### Aim:
Repeat the material exactly from its first line to the line that includes "const pLeft = 59.5, pRight". Skip pictures.

── Collected data ──

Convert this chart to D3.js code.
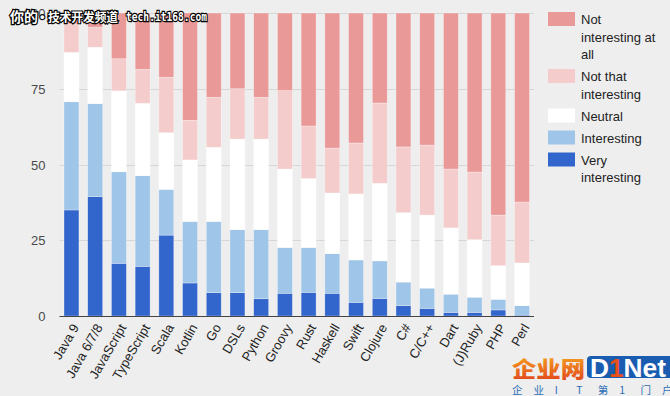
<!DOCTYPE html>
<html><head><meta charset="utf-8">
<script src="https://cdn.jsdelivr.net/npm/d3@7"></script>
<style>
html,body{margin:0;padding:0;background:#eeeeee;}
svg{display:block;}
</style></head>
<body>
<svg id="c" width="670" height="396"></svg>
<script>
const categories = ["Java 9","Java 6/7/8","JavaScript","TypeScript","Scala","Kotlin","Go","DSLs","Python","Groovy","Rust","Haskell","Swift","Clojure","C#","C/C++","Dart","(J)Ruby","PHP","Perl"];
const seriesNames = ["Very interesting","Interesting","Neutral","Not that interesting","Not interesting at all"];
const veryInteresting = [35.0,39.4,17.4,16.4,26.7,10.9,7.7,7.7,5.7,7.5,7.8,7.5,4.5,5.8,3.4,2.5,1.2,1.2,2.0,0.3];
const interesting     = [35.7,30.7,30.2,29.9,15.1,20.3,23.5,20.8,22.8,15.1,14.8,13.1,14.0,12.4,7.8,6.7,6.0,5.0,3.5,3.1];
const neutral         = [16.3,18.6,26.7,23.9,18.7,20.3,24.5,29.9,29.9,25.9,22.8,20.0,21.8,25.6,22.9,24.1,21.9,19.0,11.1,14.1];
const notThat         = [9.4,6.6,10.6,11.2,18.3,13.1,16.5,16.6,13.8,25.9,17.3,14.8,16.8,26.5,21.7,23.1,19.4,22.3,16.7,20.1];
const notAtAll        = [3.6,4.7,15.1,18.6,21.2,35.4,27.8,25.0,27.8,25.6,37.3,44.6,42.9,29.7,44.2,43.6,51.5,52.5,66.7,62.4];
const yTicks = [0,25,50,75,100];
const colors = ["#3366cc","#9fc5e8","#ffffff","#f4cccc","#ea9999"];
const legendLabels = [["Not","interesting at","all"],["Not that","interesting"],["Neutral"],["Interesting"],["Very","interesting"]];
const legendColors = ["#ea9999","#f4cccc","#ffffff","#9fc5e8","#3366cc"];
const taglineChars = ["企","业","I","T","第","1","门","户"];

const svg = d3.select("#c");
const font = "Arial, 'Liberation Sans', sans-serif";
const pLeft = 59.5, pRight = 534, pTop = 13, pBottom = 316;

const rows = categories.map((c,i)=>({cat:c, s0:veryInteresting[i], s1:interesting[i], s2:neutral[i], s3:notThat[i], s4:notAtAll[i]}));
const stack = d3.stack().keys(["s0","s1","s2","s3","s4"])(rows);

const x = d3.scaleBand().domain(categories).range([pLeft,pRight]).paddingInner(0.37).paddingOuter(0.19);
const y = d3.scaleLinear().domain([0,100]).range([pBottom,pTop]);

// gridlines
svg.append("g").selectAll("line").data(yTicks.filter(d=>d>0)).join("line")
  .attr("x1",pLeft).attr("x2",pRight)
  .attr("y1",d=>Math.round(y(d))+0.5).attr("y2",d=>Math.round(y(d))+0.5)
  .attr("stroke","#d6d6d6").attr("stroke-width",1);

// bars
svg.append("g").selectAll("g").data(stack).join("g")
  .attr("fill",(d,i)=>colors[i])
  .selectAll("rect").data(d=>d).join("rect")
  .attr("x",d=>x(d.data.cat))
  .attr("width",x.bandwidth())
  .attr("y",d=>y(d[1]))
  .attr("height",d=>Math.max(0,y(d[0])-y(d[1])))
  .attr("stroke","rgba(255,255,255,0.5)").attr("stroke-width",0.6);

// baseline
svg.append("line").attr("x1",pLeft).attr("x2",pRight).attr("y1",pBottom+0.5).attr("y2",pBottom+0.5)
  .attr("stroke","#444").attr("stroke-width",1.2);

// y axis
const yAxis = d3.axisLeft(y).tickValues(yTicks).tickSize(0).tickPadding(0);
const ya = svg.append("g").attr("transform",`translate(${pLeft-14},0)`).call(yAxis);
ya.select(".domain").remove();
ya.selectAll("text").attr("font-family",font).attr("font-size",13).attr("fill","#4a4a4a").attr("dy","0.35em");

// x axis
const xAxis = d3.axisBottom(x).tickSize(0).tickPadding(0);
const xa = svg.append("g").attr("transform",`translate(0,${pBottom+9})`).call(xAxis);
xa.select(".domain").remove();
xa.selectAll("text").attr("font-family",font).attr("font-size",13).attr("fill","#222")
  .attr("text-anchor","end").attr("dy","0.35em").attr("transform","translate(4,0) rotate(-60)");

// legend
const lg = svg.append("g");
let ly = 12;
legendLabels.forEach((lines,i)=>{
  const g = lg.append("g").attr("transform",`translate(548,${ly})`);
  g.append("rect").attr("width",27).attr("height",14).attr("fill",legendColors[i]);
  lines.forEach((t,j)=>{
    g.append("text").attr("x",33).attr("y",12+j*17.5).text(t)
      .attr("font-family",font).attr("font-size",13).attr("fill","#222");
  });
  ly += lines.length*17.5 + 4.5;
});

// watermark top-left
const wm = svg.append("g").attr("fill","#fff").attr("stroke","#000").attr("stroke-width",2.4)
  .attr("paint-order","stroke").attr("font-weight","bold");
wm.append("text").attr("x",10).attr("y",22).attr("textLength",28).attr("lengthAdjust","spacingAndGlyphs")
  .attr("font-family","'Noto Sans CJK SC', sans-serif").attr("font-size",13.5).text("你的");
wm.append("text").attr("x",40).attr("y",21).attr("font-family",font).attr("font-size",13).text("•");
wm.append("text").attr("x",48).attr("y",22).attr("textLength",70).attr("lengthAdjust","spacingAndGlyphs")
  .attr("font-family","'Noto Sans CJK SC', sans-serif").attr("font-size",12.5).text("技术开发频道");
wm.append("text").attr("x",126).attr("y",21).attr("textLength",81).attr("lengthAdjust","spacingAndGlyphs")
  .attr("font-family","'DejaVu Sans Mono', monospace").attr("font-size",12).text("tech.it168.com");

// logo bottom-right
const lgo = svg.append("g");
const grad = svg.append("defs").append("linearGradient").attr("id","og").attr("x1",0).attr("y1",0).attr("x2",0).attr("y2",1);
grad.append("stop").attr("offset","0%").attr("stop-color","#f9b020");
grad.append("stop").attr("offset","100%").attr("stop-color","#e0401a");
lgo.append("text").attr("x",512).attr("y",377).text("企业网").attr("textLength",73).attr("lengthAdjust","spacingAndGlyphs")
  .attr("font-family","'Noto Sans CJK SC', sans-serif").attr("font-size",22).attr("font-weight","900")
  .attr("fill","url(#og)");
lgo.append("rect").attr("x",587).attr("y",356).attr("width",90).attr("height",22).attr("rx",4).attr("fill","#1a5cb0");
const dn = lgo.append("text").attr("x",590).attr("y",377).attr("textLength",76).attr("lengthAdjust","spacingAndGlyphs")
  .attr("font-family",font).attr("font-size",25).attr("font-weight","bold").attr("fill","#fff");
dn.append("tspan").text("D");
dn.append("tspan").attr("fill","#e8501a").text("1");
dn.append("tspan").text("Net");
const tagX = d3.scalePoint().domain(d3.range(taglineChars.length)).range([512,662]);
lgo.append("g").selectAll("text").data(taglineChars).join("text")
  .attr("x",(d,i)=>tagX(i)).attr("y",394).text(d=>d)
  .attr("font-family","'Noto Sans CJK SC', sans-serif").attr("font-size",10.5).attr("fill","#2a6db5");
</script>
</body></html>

───

### Solution for this exercise:
Convert this chart to D3.js code.
<!DOCTYPE html>
<html><head><meta charset="utf-8">
<script src="https://cdn.jsdelivr.net/npm/d3@7"></script>
<style>
html,body{margin:0;padding:0;background:#eeeeee;}
svg{display:block;}
</style></head>
<body>
<svg id="c" width="670" height="396"></svg>
<script>
const categories = ["Java 9","Java 6/7/8","JavaScript","TypeScript","Scala","Kotlin","Go","DSLs","Python","Groovy","Rust","Haskell","Swift","Clojure","C#","C/C++","Dart","(J)Ruby","PHP","Perl"];
const seriesNames = ["Very interesting","Interesting","Neutral","Not that interesting","Not interesting at all"];
const veryInteresting = [35.0,39.4,17.4,16.4,26.7,10.9,7.7,7.7,5.7,7.5,7.8,7.5,4.5,5.8,3.4,2.5,1.2,1.2,2.0,0.3];
const interesting     = [35.7,30.7,30.2,29.9,15.1,20.3,23.5,20.8,22.8,15.1,14.8,13.1,14.0,12.4,7.8,6.7,6.0,5.0,3.5,3.1];
const neutral         = [16.3,18.6,26.7,23.9,18.7,20.3,24.5,29.9,29.9,25.9,22.8,20.0,21.8,25.6,22.9,24.1,21.9,19.0,11.1,14.1];
const notThat         = [9.4,6.6,10.6,11.2,18.3,13.1,16.5,16.6,13.8,25.9,17.3,14.8,16.8,26.5,21.7,23.1,19.4,22.3,16.7,20.1];
const notAtAll        = [3.6,4.7,15.1,18.6,21.2,35.4,27.8,25.0,27.8,25.6,37.3,44.6,42.9,29.7,44.2,43.6,51.5,52.5,66.7,62.4];
const yTicks = [0,25,50,75,100];
const colors = ["#3366cc","#9fc5e8","#ffffff","#f4cccc","#ea9999"];
const legendLabels = [["Not","interesting at","all"],["Not that","interesting"],["Neutral"],["Interesting"],["Very","interesting"]];
const legendColors = ["#ea9999","#f4cccc","#ffffff","#9fc5e8","#3366cc"];
const taglineChars = ["企","业","I","T","第","1","门","户"];

const svg = d3.select("#c");
const font = "Arial, 'Liberation Sans', sans-serif";
const pLeft = 59.5, pRight = 534, pTop = 13, pBottom = 316;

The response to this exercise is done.